The complement system, best known as a key arm of innate immunity, has gained attention as a major player in healthy central nervous system (CNS) biology based on its contributions to normal neuronal development, but also for its involvement in inflammatory processes within the CNS. Studies have revealed dysregulation of complement activation in various neurodegenerative and inflammatory conditions, including Alzheimer’s disease and multiple sclerosis. Interestingly, both beneficial and pathological activities of complement in the brain or spinal cord are majorly dependent on locally produced complement with limited involvement from the liver-derived circulating complement. This observation is in line with recent adjustments in our understanding of the complement system.

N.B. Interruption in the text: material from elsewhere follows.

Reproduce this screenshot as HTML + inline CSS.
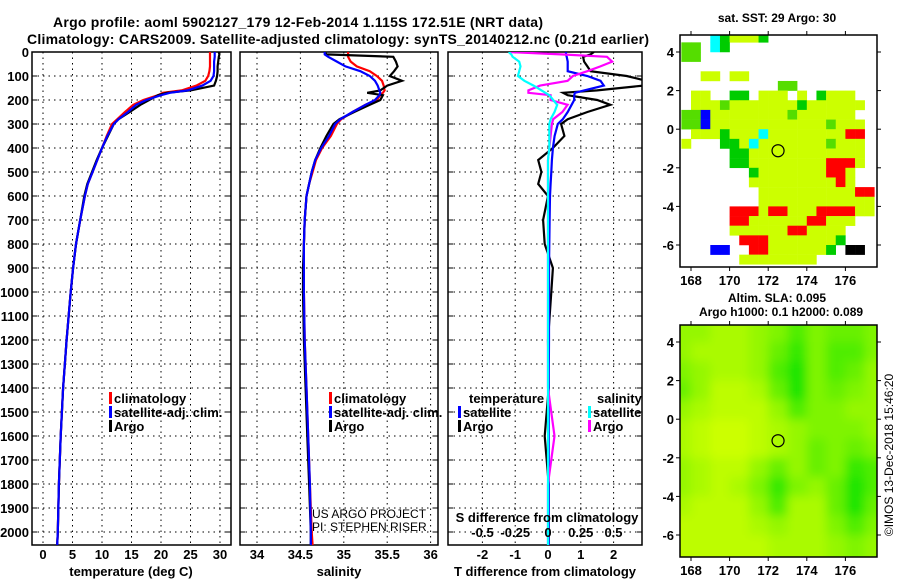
<!DOCTYPE html>
<html><head><meta charset="utf-8"><style>
html,body{margin:0;padding:0;background:#fff;}
svg{display:block;font-family:"Liberation Sans",Arial,sans-serif;}
.b{font-weight:bold;}
</style></head><body>
<svg id="fig" width="900" height="580" viewBox="0 0 900 580">
<text x="298" y="27" text-anchor="middle" class="b" font-size="14" textLength="490">Argo profile: aoml 5902127_179 12-Feb-2014 1.115S 172.51E (NRT data)</text>
<text x="338" y="44" text-anchor="middle" class="b" font-size="14" textLength="622">Climatology: CARS2009. Satellite-adjusted climatology: synTS_20140212.nc (0.21d earlier)</text>
<text x="777" y="22" text-anchor="middle" class="b" font-size="12">sat. SST: 29 Argo: 30</text>
<text x="777" y="302" text-anchor="middle" class="b" font-size="12">Altim. SLA: 0.095</text>
<text x="781" y="316" text-anchor="middle" class="b" font-size="12">Argo h1000: 0.1 h2000: 0.089</text>
<text transform="translate(893,455) rotate(-90)" text-anchor="middle" font-size="12">©IMOS 13-Dec-2018 15:46:20</text>
<g id="g"></g>
</svg>
<script>
const depth = [0,10,20,40,60,80,100,120,140,160,170,180,200,220,250,280,300,350,400,450,500,550,600,700,800,900,1000,1200,1400,1600,1800,2000,2055];
const tempArgo = [29.8,29.9,29.8,29.7,29.6,29.6,29.5,29.3,29.0,25,21,19.5,18,16.5,14.7,12.8,12,11,10,9.1,8.3,7.5,7,6.3,5.6,5.1,4.7,4.0,3.4,3.0,2.7,2.5,2.4];
const tempClim = [28.3,28.3,28.3,28.3,28.3,28.2,28.0,27.5,26.0,23.5,20.3,19.5,17,15.3,13.9,12.6,11.7,10.8,10,9.2,8.4,7.6,7.1,6.3,5.6,5.1,4.7,4.0,3.4,3.0,2.7,2.5,2.4];
const tempSat = [29.1,29.1,29.1,29.0,29.0,29.0,28.9,28.4,27.0,24.5,21.5,20,17.5,15.8,14.4,12.8,12,10.9,10,9.2,8.4,7.6,7.1,6.3,5.6,5.1,4.7,4.0,3.4,3.0,2.7,2.5,2.4];
const salArgo = [34.78,34.8,35.57,35.6,35.62,35.58,35.53,35.67,35.5,35.42,35.27,35.45,35.42,35.3,35.12,34.95,34.88,34.8,34.73,34.67,34.63,34.6,34.57,34.55,34.54,34.53,34.53,34.54,34.56,34.58,34.6,34.62,34.62];
const salClim = [35.05,35.05,35.05,35.08,35.15,35.3,35.38,35.44,35.46,35.47,35.45,35.42,35.38,35.25,35.1,34.97,34.92,34.85,34.75,34.68,34.64,34.6,34.57,34.55,34.54,34.54,34.54,34.55,34.57,34.59,34.61,34.63,34.64];
const salSat = [34.78,34.78,34.82,34.92,35.02,35.19,35.3,35.36,35.39,35.41,35.42,35.41,35.36,35.25,35.1,34.96,34.9,34.83,34.74,34.67,34.63,34.6,34.57,34.55,34.54,34.54,34.54,34.55,34.57,34.59,34.61,34.62,34.62];
const dTArgo = [1.4,1.3,1.07,1.1,1.2,1.3,2.4,3.0,2.9,1.5,0.46,0.6,1.5,1.9,1.2,0.6,0.4,0.5,0.15,-0.3,-0.2,-0.3,0,-0.15,-0.1,0.15,0.1,0,0.02,-0.1,0.02,0.02,0.02];
const dTSat = [0.55,0.55,0.57,0.6,0.6,0.6,1.2,1.6,1.7,1.1,0.82,0.8,0.8,0.72,0.6,0.45,0.3,0.2,0.15,0.12,0.1,0.08,0.06,0.05,0.04,0.03,0.03,0.03,0.02,0.02,0.02,0.02,0.02];
const dSSat = [-0.3,-0.28,-0.27,-0.22,-0.21,-0.22,-0.23,-0.18,-0.11,-0.05,-0.02,0.01,0.04,0.07,0.05,0.02,0.01,0.01,0.01,0,0,0,0,0,0,0,0,0,0,0,0,0,0];
const dSArgo = [-0.3,0.1,0.45,0.49,0.4,0.3,0.19,0.15,-0.06,-0.15,-0.15,0.02,0.02,0.15,0.11,0.04,0.03,0.02,0.01,0,0,0,0,0,0,0,0,0,0,0.05,0,0,0];
const depthTicks = [0,100,200,300,400,500,600,700,800,900,1000,1100,1200,1300,1400,1500,1600,1700,1800,1900,2000];
const tempTicks = [0,5,10,15,20,25,30];
const salTicks = [34,34.5,35,35.5,36];
const tdTicks = [-2,-1,0,1,2];
const sdTicks = [-0.5,-0.25,0,0.25,0.5];
const lonTicks = [168,170,172,174,176];
const latTicks = [4,2,0,-2,-4,-6];
const sstRows = [
"...cGyyyG...........",
"gg.cG...............",
"gg..................",
"....................",
"..yy.yy.............",
"..........gg........",
".yy..GG.yyy.y.Gyyy..",
".yyygyyyyyyyGyyyyyy.",
"ggbyyyyyyyygyyyyyy..",
"ggbyyyyyyyyyyyygyyy.",
".yyyGyyycyyyyyyyyrr.",
"y...GGycyyyyyyygyyy.",
".....GGyyyyyyyyyyyy.",
".....GGyyyyyyyyrrry.",
".......Gyyyyyyyrry..",
".......yyyyyyyyyry..",
"........yyyyyyyyyyrr",
"........yyyyyyyyyyyy",
".....rrryrryyyrrrryy",
".....rryyyyyyrryyy..",
".....yyyyyyrryyyy...",
"......rrryyyyyyyG...",
"...bb..rryyyyyyG.kk.",
"......yyyyyyyy......"];
const slaRows = [
[3,3,2,2,3,4,6,4,5,5,4],
[3,2,2,2,3,5,7,4,6,6,4],
[4,3,2,2,3,6,8,4,6,5,3],
[5,3,1,1,2,5,8,4,5,4,3],
[3,2,1,1,1,3,6,4,4,3,3],
[2,1,0,0,1,2,3,4,4,4,3],
[2,1,0,0,1,2,3,5,4,5,4],
[3,2,1,1,3,5,3,5,4,7,6],
[3,2,1,2,4,7,4,3,5,8,6],
[2,1,1,1,3,6,2,2,5,8,5],
[1,1,1,1,2,3,2,2,4,6,4],
[1,1,1,1,1,2,2,2,3,4,3]];
const floatLon = 172.51, floatLat = -1.115;

const NS="http://www.w3.org/2000/svg";
const root=document.getElementById('g');
function mk(tag,attrs,parent){const e=document.createElementNS(NS,tag);for(const k in attrs)e.setAttribute(k,attrs[k]);(parent||root).appendChild(e);return e;}
const yD=d=>52+d*0.24;
const xT=v=>43+v*5.9;
const xS=v=>257+(v-34)*86.8;
const xTD=v=>548+v*32.8;
const xSD=v=>548+v*131;
const PB=545;
const panels=[{x0:32,x1:231,name:'temperature-panel'},{x0:240,x1:438,name:'salinity-panel'},{x0:448,x1:642,name:'difference-panel'}];
const defs=mk('defs',{});
const blur=mk('filter',{id:'blur',x:'-10%',y:'-10%',width:'120%',height:'120%'},defs);
mk('feGaussianBlur',{stdDeviation:5},blur);
panels.forEach((p,i)=>{
  const cp=mk('clipPath',{id:'cp'+i},defs);
  mk('rect',{x:p.x0,y:52,width:p.x1-p.x0,height:PB-52},cp);
});
function gridAndFrame(p,xs,xf,idx){
  const grp=mk('g',{});
  
  
  depthTicks.forEach(d=>{
    const l=mk('line',{x1:p.x0,x2:p.x1,y1:yD(d),y2:yD(d),stroke:'#000','stroke-width':1,'stroke-dasharray':'1.5 4'},grp);
    
    
    mk('line',{x1:p.x0,x2:p.x0+5,y1:yD(d),y2:yD(d),stroke:'#000'},grp);
    mk('line',{x1:p.x1-5,x2:p.x1,y1:yD(d),y2:yD(d),stroke:'#000'},grp);
  });
  xs.forEach(v=>{
    const l=mk('line',{x1:xf(v),x2:xf(v),y1:52,y2:PB,stroke:'#000','stroke-dasharray':'1.5 4'},grp);
    
    
  });
  const r=mk('rect',{x:p.x0,y:52,width:p.x1-p.x0,height:PB-52,fill:'none',stroke:'#000','stroke-width':1.5},grp);
  
  
  return grp;
}
function profile(vals,xf,color,idx,name,w){
  const pts=vals.map((v,i)=>xf(v).toFixed(1)+','+yD(depth[i]).toFixed(1)).join(' ');
  const pl=mk('polyline',{points:pts,fill:'none',stroke:color,'stroke-width':w||2.2,'clip-path':'url(#cp'+idx+')'});
  
  
}
function xLabels(ticks,xf,y,fmt){
  ticks.forEach(v=>{
    const t=mk('text',{x:xf(v),y:y,'text-anchor':'middle','font-size':13,'font-weight':'bold'});
    t.textContent=fmt?fmt(v):String(v);
    
    
  });
}
function txt(x,y,s,name,opts){
  const t=mk('text',Object.assign({x:x,y:y,'font-size':13,'font-weight':'bold'},opts||{}));
  t.textContent=s;
  
  
  return t;
}
gridAndFrame(panels[0],tempTicks,xT,0);
gridAndFrame(panels[1],salTicks,xS,1);
gridAndFrame(panels[2],tdTicks,xTD,2);
depthTicks.forEach(d=>{
  txt(29,yD(d)+5,String(d),'y-tick-label',{'text-anchor':'end'});
});
profile(tempClim,xT,'#ff0000',0,'temp-climatology-line');
profile(tempArgo,xT,'#000000',0,'temp-argo-line');
profile(tempSat,xT,'#0000ff',0,'temp-satellite-line');
profile(salClim,xS,'#ff0000',1,'sal-climatology-line');
profile(salArgo,xS,'#000000',1,'sal-argo-line');
profile(salSat,xS,'#0000ff',1,'sal-satellite-line');
profile(dTArgo,xTD,'#000000',2,'tdiff-argo-line');
profile(dTSat,xTD,'#0000ff',2,'tdiff-satellite-line');
profile(dSArgo,xSD,'#ff00ff',2,'sdiff-argo-line');
profile(dSSat,xSD,'#00ffff',2,'sdiff-satellite-line');
xLabels(tempTicks,xT,559);
xLabels(salTicks,xS,559);
xLabels(tdTicks,xTD,559);
xLabels(sdTicks,xSD,537);
txt(131,576,'temperature (deg C)','temperature-axis-title',{'text-anchor':'middle'});
txt(339,576,'salinity','salinity-axis-title',{'text-anchor':'middle'});
txt(545,576,'T difference from climatology','tdiff-axis-title',{'text-anchor':'middle'});
txt(547,522,'S difference from climatology','sdiff-axis-title',{'text-anchor':'middle'});
function legItem(x,y,color,label,name){
  const bar=mk('rect',{x:x,y:y-11,width:3,height:12,fill:color});
  
  
  txt(x+5,y,label,name);
}
legItem(109,403,'#ff0000','climatology','legend-climatology');
legItem(109,417,'#0000ff','satellite-adj. clim.','legend-satellite');
legItem(109,431,'#000000','Argo','legend-argo');
legItem(329,403,'#ff0000','climatology','legend2-climatology');
legItem(329,417,'#0000ff','satellite-adj. clim.','legend2-satellite');
legItem(329,431,'#000000','Argo','legend2-argo');
txt(469,403,'temperature','legend-temperature-header');
txt(597,403,'salinity','legend-salinity-header');
legItem(458,417,'#0000ff','satellite','legend-tdiff-satellite');
legItem(458,431,'#000000','Argo','legend-tdiff-argo');
legItem(588,417,'#00ffff','satellite','legend-sdiff-satellite');
legItem(588,431,'#ff00ff','Argo','legend-sdiff-argo');
const cred=mk('g',{'clip-path':'url(#cp1)'});


const c1=mk('text',{x:312,y:518,'font-size':12},cred);c1.textContent='US ARGO PROJECT';
const c2=mk('text',{x:312,y:531,'font-size':12},cred);c2.textContent='PI: STEPHEN RISER';
const MX0=680,MX1=877;
const lonX=l=>691+(l-168)*19.3;
function map(y0,y1,lat4y,name,cellsFn){
  const id='mc'+name;
  const cp=mk('clipPath',{id:id},defs);
  mk('rect',{x:MX0,y:y0,width:MX1-MX0,height:y1-y0},cp);
  const latY=l=>lat4y+(4-l)*19.3;
  const outer=mk('g',{'clip-path':'url(#'+id+')'});
  const grp=mk('g',{},outer);
  
  
  cellsFn(grp,latY);
  const c=mk('circle',{cx:lonX(floatLon),cy:latY(floatLat),r:6,fill:'none',stroke:'#000','stroke-width':1.2});
  
  
  const fr=mk('rect',{x:MX0,y:y0,width:MX1-MX0,height:y1-y0,fill:'none',stroke:'#000','stroke-width':1.5});
  
  
  lonTicks.forEach(l=>{
    mk('line',{x1:lonX(l),x2:lonX(l),y1:y0-4,y2:y0,stroke:'#000'});
    mk('line',{x1:lonX(l),x2:lonX(l),y1:y1,y2:y1+4,stroke:'#000'});
    txt(lonX(l),y1+18,String(l),'lon-tick-label',{'text-anchor':'middle'});
  });
  latTicks.forEach(l=>{
    mk('line',{x1:MX0-4,x2:MX0,y1:latY(l),y2:latY(l),stroke:'#000'});
    mk('line',{x1:MX1,x2:MX1+4,y1:latY(l),y2:latY(l),stroke:'#000'});
    txt(674,latY(l)+5,String(l),'lat-tick-label',{'text-anchor':'end'});
  });
}
const sstCol={y:'#ccff00',g:'#55dd00',G:'#00cc00',r:'#ff0000',b:'#0000ff',c:'#00ffff',k:'#000000'};
map(35,267,52,'sst-map',(grp,latY)=>{
  sstRows.forEach((row,ri)=>{
    const lat=5-ri*0.5;
    [...row].forEach((ch,ci)=>{
      if(ch==='.')return;
      const lon=167.5+ci*0.5;
      const r=mk('rect',{x:lonX(lon),y:latY(lat),width:9.9,height:9.9,fill:sstCol[ch]},grp);
      
      
    });
  });
});
map(325,557,342,'sla-map',(grp,latY)=>{
  grp.setAttribute('filter','url(#blur)');
  mk('rect',{x:660,y:310,width:240,height:270,fill:'#aaf500'},grp);
  slaRows.forEach((row,ri)=>{
    const lat=5-ri;
    row.forEach((v,ci)=>{
      const lon=167+ci;
      const f=Math.pow(v/9,1.2);
      const rr=Math.round(204*(1-f)), gg=Math.round(255-30*f);
      const x0=ci===0?660:lonX(lon), x1=ci===row.length-1?900:lonX(lon+1);
      const y0=ri===0?310:latY(lat), y1=ri===slaRows.length-1?580:latY(lat-1);
      const r=mk('rect',{x:x0,y:y0,width:x1-x0+0.5,height:y1-y0+0.5,fill:'rgb('+rr+','+gg+',0)'},grp);
      
      
    });
  });
});
</script>
</body></html>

Initially, complement was thought to be a circulation- or vessel-operative system with only a simple role in mediating the detection and removal of bloodborne pathogens. Today, we acknowledge that the complement system is operative at different locations that span the vasculature, the extracellular space in tissues where it is critical in mediating protective tissue immunity, and within cells where it regulates basic cellular processes. The functional reach of complement allows it to directly modulate innate and adaptive immune responses and the behavior of non-immune cells, both during homeostasis and in response to danger-associated molecular patterns (DAMPs) and other noxious triggers. Furthermore, complement has emerged as a key mediator of tissue homeostasis, repair, and regeneration and as such is also involved in the molecular pathways underlying resolution of CNS inflammation and remyelination of neurons after myelin sheath loss, for example, in multiple sclerosis.
Here, we will give a condensed overview of the known sources and roles of complement components in normal CNS function, such as neuronal development and nerve pruning, as well as in disease pathologies contributing to neurodegenerative or neuroinflammatory pathogeneses, and processes that may aid in the resolution or repair of CNS tissue injury. We will conclude with a summary on emerging areas of new complement locations and activities that we suggest could be important in CNS pathologies, such as the intracellularly active complement system and its tight association with the control of single cell physiology and a potential connection between viral infections, complement, and neuroinflammation.